Cognitive Behavioral Therapy, more commonly known as CBT, is an evidence-based (meaning it has been studied and tested), time sensitive (meaning it only lasts so long), structured, present-oriented type of therapy.


CBT is based on the theory that the way you perceive a situation is more closely connected to your thoughts and feelings about the situation than the facts of the situation itself. For example, when we feel distressed, our thoughts and perceptions are often distorted by that distress leading us to be more susceptible to have thoughts that only contribute to us feeling worse.


Think about a time when you have had a really bad day, and you get pulled over for speeding; that speeding ticket is going to be more upsetting than on a day where everything has gone really well, and you are in a great mood. The facts of the situation are the same, but your thoughts and feelings about the situation have been influenced by whatever else you were thinking and feeling in the moment and how you think and feel about getting speeding tickets, in general.

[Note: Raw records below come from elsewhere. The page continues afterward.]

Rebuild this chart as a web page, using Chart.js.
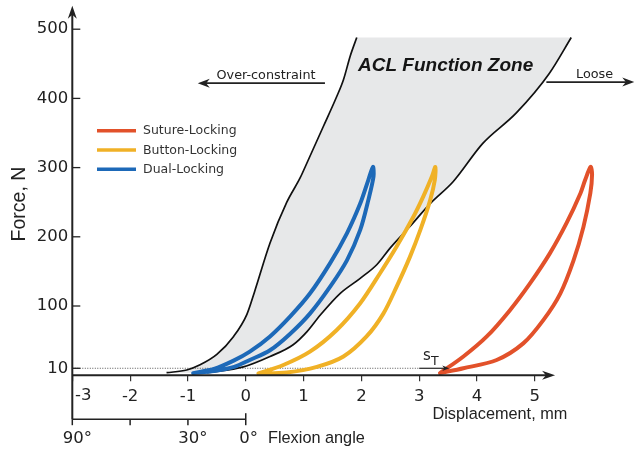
<!DOCTYPE html>
<html>
<head>
<meta charset="utf-8">
<script src="https://cdn.jsdelivr.net/npm/chart.js@4/dist/chart.umd.min.js"></script>
<style>
  html, body { margin: 0; padding: 0; background: #fff; }
</style>
</head>
<body>
<canvas id="chart" width="636" height="449"></canvas>
<script>
// axis ticks
const xTicks = [-3, -2, -1, 0, 1, 2, 3, 4, 5];
const yTicks = [10, 100, 200, 300, 400, 500];
const flexTickPos = [-3, -2, -1, 0];
const flexLabels = ['90°', '', '30°', '0°'];

// hysteresis loops: loading branch up, then unloading branch back down
const seriesNames = ['Suture-Locking', 'Button-Locking', 'Dual-Locking'];
const sutureX = [3.36, 3.765, 4.34, 4.80, 5.15, 5.44, 5.67, 5.84, 5.96, 5.99, 5.965, 5.87, 5.79, 5.55, 5.26, 4.92, 4.57, 4.17, 3.765, 3.36];
const sutureY = [3, 10, 22, 46, 80, 118, 166, 214, 263, 290, 301, 282, 263, 220, 176, 133, 94, 56, 27, 3];
const buttonX = [0.22, 0.71, 1.23, 1.69, 2.09, 2.38, 2.61, 2.84, 3.02, 3.19, 3.27, 3.28, 3.22, 3.07, 2.90, 2.61, 2.32, 1.98, 1.57, 1.11, 0.65, 0.22];
const buttonY = [2.5, 4, 12, 27, 56, 89, 128, 171, 210, 253, 282, 301, 287, 258, 229, 186, 147, 104, 65, 34, 14.7, 2.5];
const dualX = [-0.91, -0.55, -0.2, 0.07, 0.42, 0.77, 1.11, 1.46, 1.75, 1.98, 2.12, 2.21, 2.2, 2.12, 1.98, 1.75, 1.46, 1.11, 0.77, 0.42, 0.07, -0.21, -0.55, -0.91];
const dualY = [3, 6, 12, 22, 36, 60, 89, 128, 166, 210, 253, 287, 301, 282, 248, 205, 162, 118, 85, 56, 34, 21, 9, 3];

// ACL function zone boundaries
const zoneLeftX = [-1.37, -1.02, -0.79, -0.5, -0.21, 0.02, 0.15, 0.42, 0.71, 0.94, 1.06, 1.34, 1.57, 1.69, 1.81, 1.92];
const zoneLeftY = [3.6, 7.5, 15, 30, 56, 88, 120, 191, 250, 285, 307, 359, 402, 427, 462, 488];
const zoneRightX = [-0.67, -0.04, 0.42, 0.82, 1.06, 1.29, 1.63, 1.98, 2.27, 2.5, 2.84, 3.19, 3.59, 4.1, 4.68, 5.25, 5.63];
const zoneRightY = [3.6, 12, 27, 44, 63, 87, 118, 140, 160, 184, 215, 248, 280, 335, 379, 436, 488];

const thresholdForce = 10;
const slackStart = 3.0, slackEnd = 3.52;

const colors = ['#e2512a', '#f0b126', '#1d69b8'];
const ink = '#222';

const pts = (xs, ys) => xs.map((x, i) => ({ x, y: ys[i] }));

const zoneShape = pts(zoneLeftX, zoneLeftY).concat(pts(zoneRightX, zoneRightY).reverse());

function arrow(ctx, x1, y1, x2, y2, len, half, lw) {
  const a = Math.atan2(y2 - y1, x2 - x1);
  ctx.lineWidth = lw;
  ctx.beginPath();
  ctx.moveTo(x1, y1);
  ctx.lineTo(x2 - Math.cos(a) * len * 0.6, y2 - Math.sin(a) * len * 0.6);
  ctx.stroke();
  ctx.beginPath();
  ctx.moveTo(x2, y2);
  ctx.lineTo(x2 - Math.cos(a) * len - Math.sin(a) * half, y2 - Math.sin(a) * len + Math.cos(a) * half);
  ctx.lineTo(x2 - Math.cos(a) * len * 0.7, y2 - Math.sin(a) * len * 0.7);
  ctx.lineTo(x2 - Math.cos(a) * len + Math.sin(a) * half, y2 - Math.sin(a) * len - Math.cos(a) * half);
  ctx.closePath();
  ctx.fill();
}

const overlay = {
  id: 'overlay',
  afterDraw(chart) {
    const { ctx } = chart;
    const xs = chart.scales.x, ys = chart.scales.y;
    const px = v => xs.getPixelForValue(v);
    const py = v => ys.getPixelForValue(v);
    const x0 = px(-3), y0 = py(0);
    const flexY = y0 + 44;
    ctx.save();
    ctx.strokeStyle = ink;
    ctx.fillStyle = ink;

    // axes with arrow heads
    arrow(ctx, x0, flexY, x0, py(534), 13, 4.5, 2);
    arrow(ctx, x0, y0, px(5.35), y0, 13, 4.5, 2);

    // y ticks point inward
    ctx.lineWidth = 1.3;
    yTicks.forEach(v => {
      ctx.beginPath();
      ctx.moveTo(x0, py(v));
      ctx.lineTo(x0 + 8, py(v));
      ctx.stroke();
    });

    // flexion angle scale
    ctx.lineWidth = 1.5;
    ctx.beginPath();
    ctx.moveTo(x0, flexY);
    ctx.lineTo(px(0), flexY);
    ctx.stroke();
    flexTickPos.forEach((v, i) => {
      ctx.beginPath();
      const last = i === flexTickPos.length - 1;
      ctx.moveTo(px(v), last ? flexY - 6 : flexY);
      ctx.lineTo(px(v), flexY + 6);
      ctx.stroke();
    });
    ctx.font = '16.5px "DejaVu Sans"';
    ctx.textBaseline = 'alphabetic';
    ctx.textAlign = 'center';
    flexLabels.forEach((t, i) => {
      if (!t) return;
      const off = i === 0 ? 5 : (i === flexLabels.length - 1 ? 3 : 5);
      ctx.fillText(t, px(flexTickPos[i]) + off, flexY + 24);
    });
    ctx.textAlign = 'left';
    ctx.font = '16.3px "Liberation Sans"';
    ctx.fillText('Flexion angle', 268, flexY + 24);

    // first x tick label sits right of the y axis
    ctx.font = '16.5px "DejaVu Sans"';
    ctx.textAlign = 'center';
    ctx.fillText(String(xTicks[0]), x0 + 11, 400);

    // axis titles
    ctx.font = '16.3px "Liberation Sans"';
    ctx.textAlign = 'left';
    ctx.fillText('Displacement, mm', 432.5, 418.5);
    ctx.save();
    ctx.translate(20, 204);
    ctx.rotate(-Math.PI / 2);
    ctx.font = '19.5px "Liberation Sans"';
    ctx.textAlign = 'center';
    ctx.textBaseline = 'middle';
    ctx.fillText('Force, N', 0, 0);
    ctx.restore();

    // slack arrow s_T
    arrow(ctx, px(slackStart), py(thresholdForce), px(slackEnd), py(thresholdForce), 7, 2.8, 1.2);
    ctx.font = '15px "DejaVu Sans"';
    ctx.textAlign = 'left';
    ctx.fillText('s', 423, 360);
    ctx.font = '12.5px "DejaVu Sans"';
    ctx.fillText('T', 431, 365);

    // zone annotations
    arrow(ctx, px(1.37), py(422), px(-0.83), py(422), 12, 4.5, 1.8);
    arrow(ctx, px(5.2), py(423.6), px(6.72), py(423.6), 12, 4.5, 1.8);
    ctx.font = '12.8px "DejaVu Sans"';
    ctx.fillText('Over-constraint', 216.5, 78.5);
    ctx.fillText('Loose', 576, 77.5);
    ctx.font = 'italic bold 19px "Liberation Sans"';
    ctx.fillStyle = '#151515';
    ctx.fillText('ACL Function Zone', 358, 70.5);

    // legend
    const rows = [130.7, 150, 169.3];
    ctx.font = '12.5px "DejaVu Sans"';
    ctx.textBaseline = 'middle';
    ctx.fillStyle = '#333';
    chart.data.datasets.slice(0, 3).forEach((ds, i) => {
      ctx.strokeStyle = ds.borderColor;
      ctx.lineWidth = 3.5;
      ctx.beginPath();
      ctx.moveTo(97, rows[i]);
      ctx.lineTo(136, rows[i]);
      ctx.stroke();
      ctx.fillText(ds.label, 143, rows[i] + 0.5);
    });
    ctx.restore();
  }
};

const loopStyle = c => ({
  borderColor: c, borderWidth: 4, pointRadius: 0, tension: 0.3,
  borderJoinStyle: 'round', borderCapStyle: 'round', fill: false, order: 0
});
const edgeStyle = {
  borderColor: '#111', borderWidth: 1.7, pointRadius: 0,
  cubicInterpolationMode: 'monotone', fill: false, order: 1
};

new Chart(document.getElementById('chart'), {
  type: 'line',
  data: {
    datasets: [
      { label: seriesNames[0], data: pts(sutureX, sutureY), ...loopStyle(colors[0]) },
      { label: seriesNames[1], data: pts(buttonX, buttonY), ...loopStyle(colors[1]) },
      { label: seriesNames[2], data: pts(dualX, dualY), ...loopStyle(colors[2]) },
      { label: 'zone left', data: pts(zoneLeftX, zoneLeftY), ...edgeStyle },
      { label: 'zone right', data: pts(zoneRightX, zoneRightY), ...edgeStyle },
      { label: 'threshold', data: [{ x: -3, y: thresholdForce }, { x: slackStart, y: thresholdForce }],
        borderColor: '#555', borderWidth: 1, borderDash: [1, 1.5], pointRadius: 0, fill: false, order: 1 },
      { label: 'zone', data: zoneShape, borderWidth: 0, borderColor: 'rgba(0,0,0,0)',
        backgroundColor: '#e7e8e9', pointRadius: 0, tension: 0, fill: 'shape', order: 2 }
    ]
  },
  options: {
    responsive: false,
    animation: false,
    layout: { padding: 0 },
    plugins: { legend: { display: false }, tooltip: { enabled: false } },
    scales: {
      x: {
        type: 'linear', min: -3, max: 6.75,
        afterBuildTicks: s => { s.ticks = xTicks.map(v => ({ value: v })); },
        afterFit: s => { s.height = 73.8; s.paddingLeft = 0; s.paddingRight = 0; },
        grid: { drawOnChartArea: false, drawTicks: true, tickLength: 6, color: '#333', lineWidth: 1.2 },
        border: { display: false },
        ticks: {
          padding: 6, color: ink, font: { family: 'DejaVu Sans', size: 16.5 },
          callback: v => (v === xTicks[0] ? '' : String(v))
        }
      },
      y: {
        type: 'linear', min: 0, max: 542.2,
        afterBuildTicks: s => { s.ticks = yTicks.map(v => ({ value: v })); },
        afterFit: s => { s.width = 72.3; s.paddingTop = 0; s.paddingBottom = 0; },
        grid: { display: false, drawTicks: false },
        border: { display: false },
        ticks: { padding: 4, color: ink, font: { family: 'DejaVu Sans', size: 16.5 } }
      }
    }
  },
  plugins: [overlay]
});
</script>
</body>
</html>
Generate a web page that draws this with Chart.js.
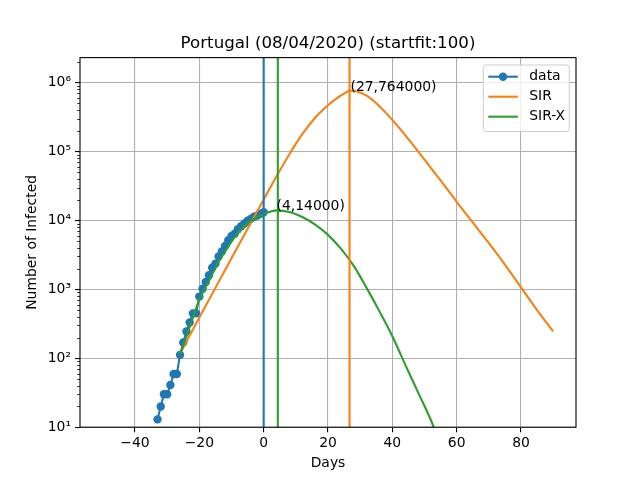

CBT works by helping you identify the facts of a situation and by separating your thoughts and feelings out, so you can start to evaluate how realistic the thoughts you are having truly are. CBT emphasizes using behavior change and thought strategies to better solve problems.


Because of this, CBT is considered a “top down” approach and relies heavily on cognitive processing such as learning, thinking, reasoning, problem solving and so much more. While CBT does acknowledge that you experience feelings and physical reactions in your body (for example, butterflies in response to anxiety), the focus is on changing your thoughts and behaviors.


Somatic therapy, which I have talked about before, is considered “bottom up”– reducing stress and anxiety physiologically, through changing the autonomic nervous system and discharging trauma.


Both CBT and Somatic therapy can be used to treat trauma, and we know that research shows that the result of psychological trauma can have long term cognitive effects and eventually alter our cognitive processes (memory, reasoning, problem solving). However, each approach has its own strengths and weaknesses.


For someone who has experienced preverbal trauma and/or non-verbal trauma, CBT may not be the most effective approach. Preverbal trauma and nonverbal trauma memories typically do not have associated words or a clear and coherent story. In contrast, they might come in the form of flashes of images, disconnected fragments, or uncomfortable physical sensations with no known cause.


For example, in Somatic Work, a practitioner may not ask you to talk much at all about the specific trauma you experienced, but instead will ask that you observe and “track” physical sensations in your body in the present moment and when you are recalling a specific trauma. I often use pendulation exercises in session which allows a person to move between a state of arousal triggered by a traumatic event and a state of calm. This helps the body to regain homeostasis—a state in which the body's systems are regulated and working in balance.


Similarly, I use CBT interventions to help my client understand their depression, anxiety, or trauma more clearly and to be able to connect it to their everyday thoughts, feelings, and behaviors. We might use a tool like a thought log or a behavior chain to help understand the patterns and identify coping skills to try in order to feel better in the moment and in the long-term.


As a clinician, I am able to use an integrated therapy approach to help clients achieve their goals in and out of sessions. Both researched approaches have powerful ways of helping clients with trauma while improving cognitive functioning. When fused together, it allows clients to gain perspective on how trauma not only affects their minds but their bodies as well.